## Instruction:
Reproduce all of the data that follows, character for character.

## Provided data:
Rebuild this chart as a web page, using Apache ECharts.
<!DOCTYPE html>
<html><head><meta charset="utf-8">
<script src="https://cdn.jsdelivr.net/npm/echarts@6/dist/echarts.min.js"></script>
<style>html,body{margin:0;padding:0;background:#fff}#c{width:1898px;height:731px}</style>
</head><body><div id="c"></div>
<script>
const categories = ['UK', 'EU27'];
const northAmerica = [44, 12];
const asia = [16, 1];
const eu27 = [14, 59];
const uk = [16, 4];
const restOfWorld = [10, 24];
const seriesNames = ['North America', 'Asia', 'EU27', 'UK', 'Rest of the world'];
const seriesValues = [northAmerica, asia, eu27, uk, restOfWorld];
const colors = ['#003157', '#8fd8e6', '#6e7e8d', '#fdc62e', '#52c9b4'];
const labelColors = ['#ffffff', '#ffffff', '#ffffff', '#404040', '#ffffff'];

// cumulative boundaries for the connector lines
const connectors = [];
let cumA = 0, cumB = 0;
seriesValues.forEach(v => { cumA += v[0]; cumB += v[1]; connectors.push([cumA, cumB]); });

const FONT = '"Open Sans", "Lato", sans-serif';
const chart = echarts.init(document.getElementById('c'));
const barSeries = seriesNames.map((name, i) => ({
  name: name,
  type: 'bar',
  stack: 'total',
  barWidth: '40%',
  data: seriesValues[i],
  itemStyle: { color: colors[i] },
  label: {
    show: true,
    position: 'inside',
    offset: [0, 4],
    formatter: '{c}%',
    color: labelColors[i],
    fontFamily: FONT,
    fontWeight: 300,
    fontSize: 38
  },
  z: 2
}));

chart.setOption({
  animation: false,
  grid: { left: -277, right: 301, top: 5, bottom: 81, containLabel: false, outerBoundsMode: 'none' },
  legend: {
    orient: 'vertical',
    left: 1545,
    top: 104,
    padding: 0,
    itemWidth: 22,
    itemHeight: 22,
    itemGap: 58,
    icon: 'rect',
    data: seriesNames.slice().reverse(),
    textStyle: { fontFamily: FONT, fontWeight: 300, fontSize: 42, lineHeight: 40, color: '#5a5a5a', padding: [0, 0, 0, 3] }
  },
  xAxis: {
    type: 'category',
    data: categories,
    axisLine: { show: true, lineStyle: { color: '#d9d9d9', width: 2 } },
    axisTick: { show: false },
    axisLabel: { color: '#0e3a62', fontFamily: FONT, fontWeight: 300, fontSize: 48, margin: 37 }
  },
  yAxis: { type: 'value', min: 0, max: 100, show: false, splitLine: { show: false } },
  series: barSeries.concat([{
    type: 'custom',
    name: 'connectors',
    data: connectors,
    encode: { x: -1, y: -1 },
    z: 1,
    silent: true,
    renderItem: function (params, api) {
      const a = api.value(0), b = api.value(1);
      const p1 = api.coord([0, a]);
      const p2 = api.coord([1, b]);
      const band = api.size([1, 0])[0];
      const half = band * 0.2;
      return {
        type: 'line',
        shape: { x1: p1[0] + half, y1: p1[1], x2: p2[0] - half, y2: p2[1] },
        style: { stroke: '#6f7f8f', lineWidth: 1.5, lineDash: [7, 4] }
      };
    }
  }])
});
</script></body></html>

## The answer:
Rebuild this chart as a web page, using Apache ECharts.
<!DOCTYPE html>
<html><head><meta charset="utf-8">
<script src="https://cdn.jsdelivr.net/npm/echarts@6/dist/echarts.min.js"></script>
<style>html,body{margin:0;padding:0;background:#fff}#c{width:1898px;height:731px}</style>
</head><body><div id="c"></div>
<script>
const categories = ['UK', 'EU27'];
const northAmerica = [44, 12];
const asia = [16, 1];
const eu27 = [14, 59];
const uk = [16, 4];
const restOfWorld = [10, 24];
const seriesNames = ['North America', 'Asia', 'EU27', 'UK', 'Rest of the world'];
const seriesValues = [northAmerica, asia, eu27, uk, restOfWorld];
const colors = ['#003157', '#8fd8e6', '#6e7e8d', '#fdc62e', '#52c9b4'];
const labelColors = ['#ffffff', '#ffffff', '#ffffff', '#404040', '#ffffff'];

// cumulative boundaries for the connector lines
const connectors = [];
let cumA = 0, cumB = 0;
seriesValues.forEach(v => { cumA += v[0]; cumB += v[1]; connectors.push([cumA, cumB]); });

const FONT = '"Open Sans", "Lato", sans-serif';
const chart = echarts.init(document.getElementById('c'));
const barSeries = seriesNames.map((name, i) => ({
  name: name,
  type: 'bar',
  stack: 'total',
  barWidth: '40%',
  data: seriesValues[i],
  itemStyle: { color: colors[i] },
  label: {
    show: true,
    position: 'inside',
    offset: [0, 4],
    formatter: '{c}%',
    color: labelColors[i],
    fontFamily: FONT,
    fontWeight: 300,
    fontSize: 38
  },
  z: 2
}));

chart.setOption({
  animation: false,
  grid: { left: -277, right: 301, top: 5, bottom: 81, containLabel: false, outerBoundsMode: 'none' },
  legend: {
    orient: 'vertical',
    left: 1545,
    top: 104,
    padding: 0,
    itemWidth: 22,
    itemHeight: 22,
    itemGap: 58,
    icon: 'rect',
    data: seriesNames.slice().reverse(),
    textStyle: { fontFamily: FONT, fontWeight: 300, fontSize: 42, lineHeight: 40, color: '#5a5a5a', padding: [0, 0, 0, 3] }
  },
  xAxis: {
    type: 'category',
    data: categories,
    axisLine: { show: true, lineStyle: { color: '#d9d9d9', width: 2 } },
    axisTick: { show: false },
    axisLabel: { color: '#0e3a62', fontFamily: FONT, fontWeight: 300, fontSize: 48, margin: 37 }
  },
  yAxis: { type: 'value', min: 0, max: 100, show: false, splitLine: { show: false } },
  series: barSeries.concat([{
    type: 'custom',
    name: 'connectors',
    data: connectors,
    encode: { x: -1, y: -1 },
    z: 1,
    silent: true,
    renderItem: function (params, api) {
      const a = api.value(0), b = api.value(1);
      const p1 = api.coord([0, a]);
      const p2 = api.coord([1, b]);
      const band = api.size([1, 0])[0];
      const half = band * 0.2;
      return {
        type: 'line',
        shape: { x1: p1[0] + half, y1: p1[1], x2: p2[0] - half, y2: p2[1] },
        style: { stroke: '#6f7f8f', lineWidth: 1.5, lineDash: [7, 4] }
      };
    }
  }])
});
</script></body></html>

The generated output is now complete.